An unanticipated and unwelcome event such as an expensive illness or a deep and long stock market drop, can drain most or all of our savings and instantly throw us into a financial crisis.
If that happens, what would you do? Will your nest egg be enough for retirement?
It’s important to plan ahead and answer this question before you retire. Let’s look at five things Americans can do if they run out of money in retirement.
The Insured Retirement Institute recently asked nearly 1,000 Americans ages 40 to 73 where they would turn if they ran out of money during retirement. Here are their top answers.
- Rely on family and friends. Among Americans ages 40 to 73 surveyed, about 8% said they’d ask their family and friends for help if they ran out of money in retirement. However, having extra money socked away can buy you the time you need to determine how to generate more income without having to rely on others.

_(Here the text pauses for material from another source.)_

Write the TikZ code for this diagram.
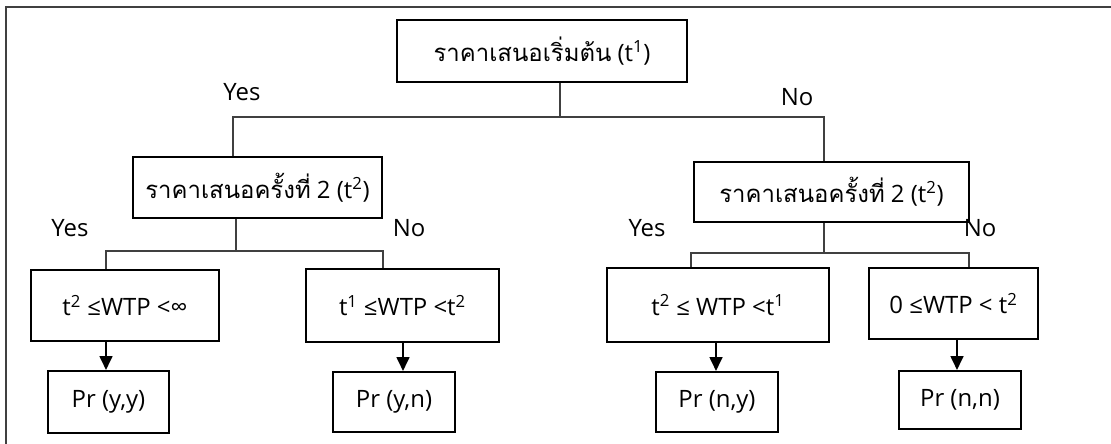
\documentclass[tikz,border=0pt]{standalone}
\usepackage{fontspec}
\setmainfont{Open Sans}
\newfontfamily\thaifont[Script=Thai,Scale=1.0]{Loma}
\usetikzlibrary{arrows.meta}

\tikzset{
  box/.style={draw, line width=1.3pt, inner sep=0pt, align=center},
  link/.style={draw=black!75, line width=0.8pt},
  arr/.style={line width=1.9pt, -{Triangle[width=9pt,length=10pt]}},
  lbl/.style={inner sep=0pt}
}

\begin{document}
\begin{tikzpicture}[x=0.025cm, y=-0.025cm, font=\fontsize{17}{20}\selectfont]
\useasboundingbox (0,0) rectangle (1111,444);

\draw [black!75, line width=1.4pt] (1112,7) -- (6,7) -- (6,445);

\node[box, minimum width=290*0.025cm, minimum height=62*0.025cm] (top) at (542,51) {{\thaifont ราคาเสนอเริ่มต้น} (t\textsuperscript{1})};
\node[box, minimum width=249*0.025cm, minimum height=61*0.025cm] (l2) at (257.5,187.5) {{\thaifont ราคาเสนอครั้งที่} 2 (t\textsuperscript{2})};
\node[box, minimum width=275*0.025cm, minimum height=60*0.025cm] (r2) at (831.5,192) {{\thaifont ราคาเสนอครั้งที่} 2 (t\textsuperscript{2})};

\node[box, minimum width=188*0.025cm, minimum height=71*0.025cm] (b1) at (125,305.5) {t\textsuperscript{2} ≤WTP <∞};
\node[box, minimum width=193*0.025cm, minimum height=73*0.025cm] (b2) at (402.5,305.5) {t\textsuperscript{1} ≤WTP <t\textsuperscript{2}};
\node[box, minimum width=222*0.025cm, minimum height=74*0.025cm] (b3) at (718,305) {t\textsuperscript{2} ≤ WTP <t\textsuperscript{1}};
\node[box, minimum width=169*0.025cm, minimum height=71*0.025cm] (b4) at (953.5,303.5) {0 ≤WTP < t\textsuperscript{2}};

\node[box, minimum width=121*0.025cm, minimum height=62*0.025cm] (p1) at (108.5,402) {Pr (y,y)};
\node[box, minimum width=122*0.025cm, minimum height=60*0.025cm] (p2) at (394,402) {Pr (y,n)};
\node[box, minimum width=122*0.025cm, minimum height=60*0.025cm] (p3) at (717,402) {Pr (n,y)};
\node[box, minimum width=122*0.025cm, minimum height=58*0.025cm] (p4) at (960,400) {Pr (n,n)};

\node[lbl] (yes0) at (242,92) {Yes};
\node[lbl] (no0) at (797,97) {No};
\node[lbl] (yes1) at (70,228) {Yes};
\node[lbl] (no1) at (409,228) {No};
\node[lbl] (yes2) at (647,228) {Yes};
\node[lbl] (no2) at (980,228) {No};

\coordinate (j0) at (560,117);
\coordinate (jl) at (233,117);
\coordinate (jr) at (824,117);
\coordinate (k1) at (236,251);
\coordinate (k1l) at (106,251);
\coordinate (k1r) at (383,251);
\coordinate (k2) at (824,253);
\coordinate (k2l) at (691,253);
\coordinate (k2r) at (969,253);

\draw[link] (top.south -| j0) -- (j0);
\draw[link] (jl |- l2.north) -- (jl) -- (jr) -- (jr |- r2.north);

\draw[link] (l2.south -| k1) -- (k1);
\draw[link] (k1l |- b1.north) -- (k1l) -- (k1r) -- (k1r |- b2.north);
\draw[link] (r2.south -| k2) -- (k2);
\draw[link] (k2l |- b3.north) -- (k2l) -- (k2r) -- (k2r |- b4.north);

\coordinate (a1) at (106,0);
\coordinate (a2) at (403,0);
\coordinate (a3) at (716,0);
\coordinate (a4) at (957,0);
\draw[arr] (b1.south -| a1) -- (p1.north -| a1);
\draw[arr] (b2.south -| a2) -- (p2.north -| a2);
\draw[arr] (b3.south -| a3) -- (p3.north -| a3);
\draw[arr] (b4.south -| a4) -- (p4.north -| a4);

\end{tikzpicture}
\end{document}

- Rely on children. Overall, 10% of survey respondents said moving in or relying on their adult kids would be their strategy after going broke.
- Seek assistance from a church, the state, etc. Among those surveyed, 11% said they’d ask for assistance from a church, the government, or a similar institution, if they ran out of cash.

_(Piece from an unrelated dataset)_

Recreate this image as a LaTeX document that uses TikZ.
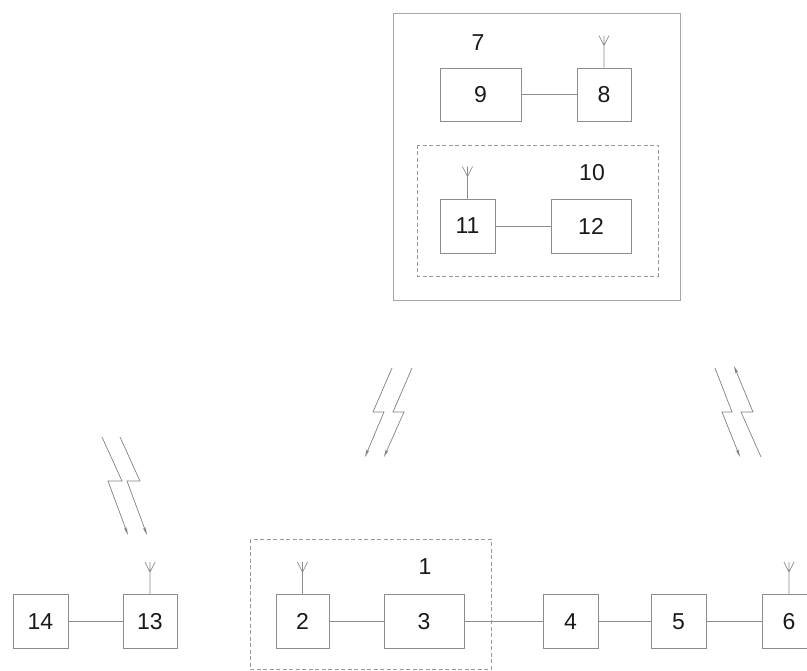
\documentclass[tikz,border=0pt]{standalone}
\usepackage{fontspec}
\setmainfont{Liberation Sans}
\usetikzlibrary{arrows.meta}
\begin{document}
\begin{tikzpicture}[x=1pt,y=-1pt,
  line/.style={draw=black!45,line width=0.8pt},
  blk/.style={rectangle,draw=black!45,line width=0.8pt,minimum height=54pt,inner sep=0pt,
    font=\fontsize{23}{27}\selectfont,text=black!90},
  narrow/.style={blk,minimum width=54pt},
  wide/.style={blk,minimum width=80pt},
  frame/.style={draw=black!35,line width=0.8pt},
  dashframe/.style={draw=black!40,line width=0.8pt,dash pattern=on 4pt off 2.5pt},
  lbl/.style={font=\fontsize{23}{27}\selectfont,text=black!90,inner sep=0pt},
  bolt/.style={draw=black!50,line width=0.7pt},
  tip/.style={-{Stealth[length=8pt,width=3pt]}},
  backtip/.style={{Stealth[length=8pt,width=3pt]}-},
]
\useasboundingbox (0,0) rectangle (807,671);

% station 7 with its receiver part 10
\draw[frame] (393,13) rectangle (680,300);
\draw[dashframe] (417,145) rectangle (658,276);
\node[lbl] (l7) at (478,43) {7};
\node[lbl] (l10) at (592,173) {10};
\node[blk,minimum width=81pt,minimum height=53pt] (b9) at (480.5,94.5) {9};
\node[narrow,minimum height=53pt] (b8) at (604,94.5) {8};
\node[narrow,minimum width=55pt] (b11) at (467.5,226) {11};
\node[wide] (b12) at (591,226) {12};

% unit 1 and the chain along the bottom
\draw[dashframe] (250,539) rectangle (491,669);
\node[lbl] (l1) at (425,567) {1};
\node[narrow,minimum width=55pt] (b14) at (40.5,621.5) {14};
\node[narrow] (b13) at (150,621.5) {13};
\node[narrow,minimum width=53pt] (b2) at (302.5,621.5) {2};
\node[wide] (b3) at (424,621.5) {3};
\node[narrow,minimum width=55pt] (b4) at (570.5,621.5) {4};
\node[narrow,minimum width=55pt] (b5) at (678.5,621.5) {5};
\node[narrow] (b6) at (789,621.5) {6};

% links
\draw[line] (b9) -- (b8);
\draw[line] (b11) -- (b12);
\draw[line] (b14) -- (b13);
\draw[line] (b2) -- (b3);
\draw[line] (b3) -- (b4);
\draw[line] (b4) -- (b5);
\draw[line] (b5) -- (b6);

% antennas
\foreach \b in {b8,b11,b13,b2,b6}{
  \draw[line,line width=0.7pt] (\b.north) -- ++(0,-32)
    (\b.north) ++(0,-22) -- ++(-5,-10)
    (\b.north) ++(0,-22) -- ++(5,-10);
}

% radio links: lightning arrows
\coordinate (ma1) at (392,368); \coordinate (mb1) at (365,457);
\coordinate (ma2) at (412,368); \coordinate (mb2) at (384,457);
\draw[bolt,tip] (ma1) -- (373,412) -- (384,412) -- (mb1);
\draw[bolt,tip] (ma2) -- (393,412) -- (404,412) -- (mb2);

\coordinate (ra1) at (715,368); \coordinate (rb1) at (740,457);
\coordinate (ra2) at (734,366); \coordinate (rb2) at (761,457);
\draw[bolt,tip] (ra1) -- (732,412) -- (722,412) -- (rb1);
\draw[bolt,backtip] (ra2) -- (753,412) -- (741,412) -- (rb2);

\coordinate (la1) at (102,437); \coordinate (lb1) at (128,535);
\coordinate (la2) at (120,437); \coordinate (lb2) at (147,535);
\draw[bolt,tip] (la1) -- (122,481) -- (108,481) -- (lb1);
\draw[bolt,tip] (la2) -- (140,481) -- (127,481) -- (lb2);
\end{tikzpicture}
\end{document}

- Return to work if able. Finding a job is the best and quickest way to rebuild your savings after it’s been depleted. About 38% of respondents said their first response to running out of cash would be to unretire. However, returning to the workforce late in life can be easier said than done with age discrimination a fact of life and possible health problems.
- Downsize to live on Social Security. Regardless of what happens to your own personal cash stash, Social Security— the nation’s retirement system— will be there to keep you from becoming penniless. The survey found that 62% of older Americans say their first response to running out of money in retirement would be to downsize their lives, so they could live on their Social Security benefits alone. However, the system was never designed to provide a retiree’s sole source of income, since the average retired worker’s benefit payment is only $1,559 per month.